Speaker
Description
ALICE is the experiment at the LHC specifically designed to study the properties of the quark-gluon plasma (QGP), a deconfined state of matter created in ultrarelativistic heavy-ion collisions. In this context, light-flavour particle production measurements play a key role, as they can probe statistical hadronization and partonic collectivity. Recent measurements in small collision systems (pp and p-Pb) highlighted a progressive onset of collective phenomena where charged-particle multiplicity is the driving quantity for all the considered observables. This evidence raised the question: what is the smallest hadronizing system which features collective-like phenomena?
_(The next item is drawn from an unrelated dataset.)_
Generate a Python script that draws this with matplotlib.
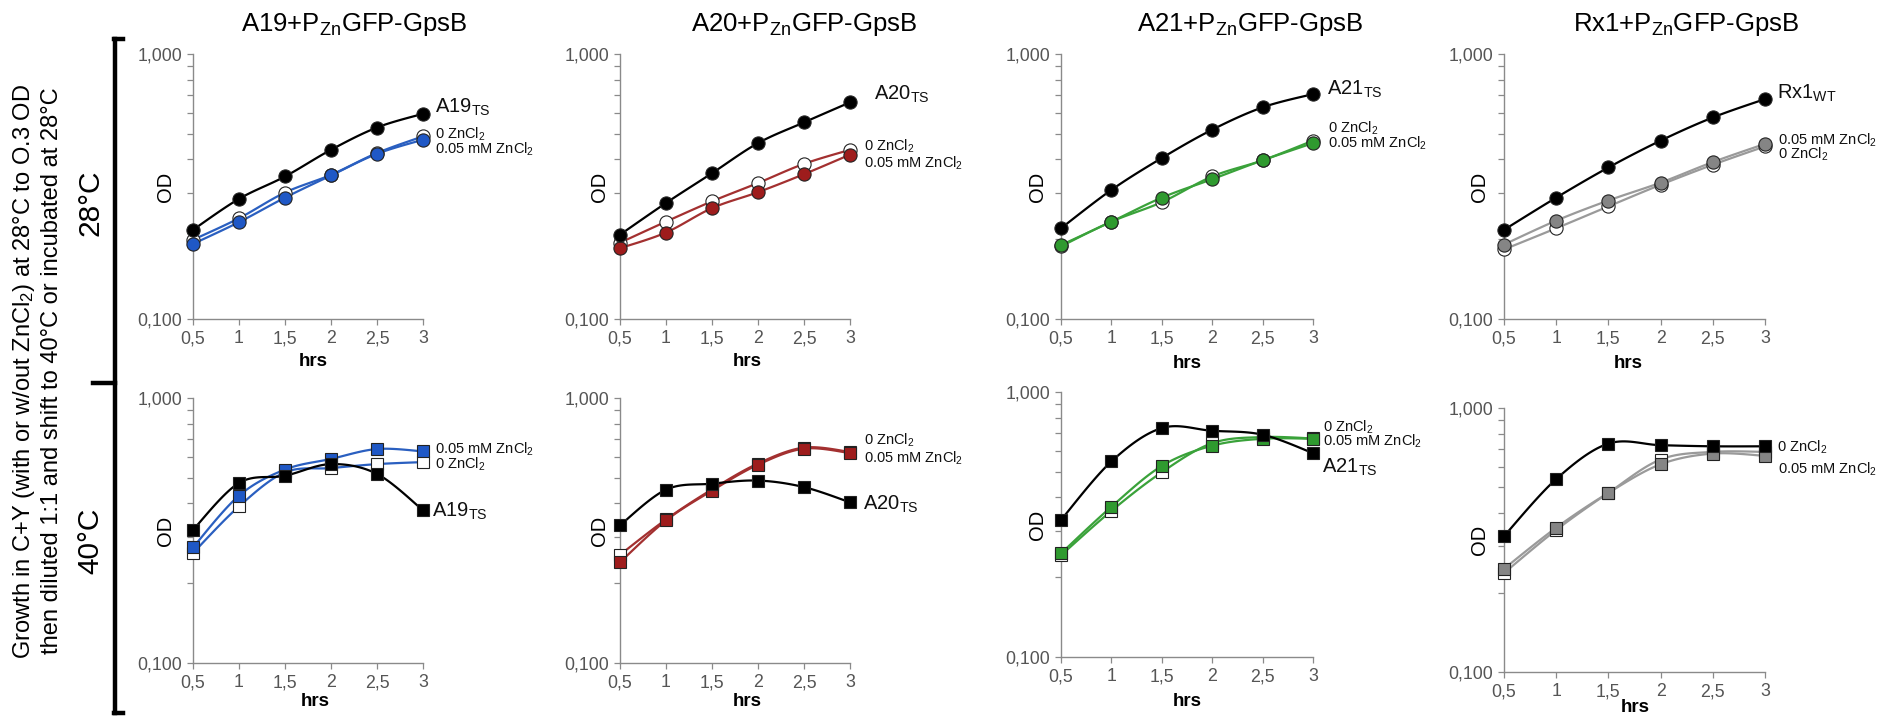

For this reason, small collision systems play a key role in the study of particle production in high-granular multiplicity intervals, going from low centre-of-mass energies to higher ones. In this contribution, final results on the production of light-flavour hadrons in pp collision at $\sqrt{s}$ = 5.02 TeV will be presented, extending at low multiplicity the observations reported in pp, p-Pb and A-A interactions. Final considerations will be discussed concerning the system-size dependence of charged-particle distributions in ultra-thin multiplicity intervals. Finally, a first look into the newest 900 GeV pp data sample collected in October 2021 will also be proposed to reach the lowest multiplicity ever probed at the LHC.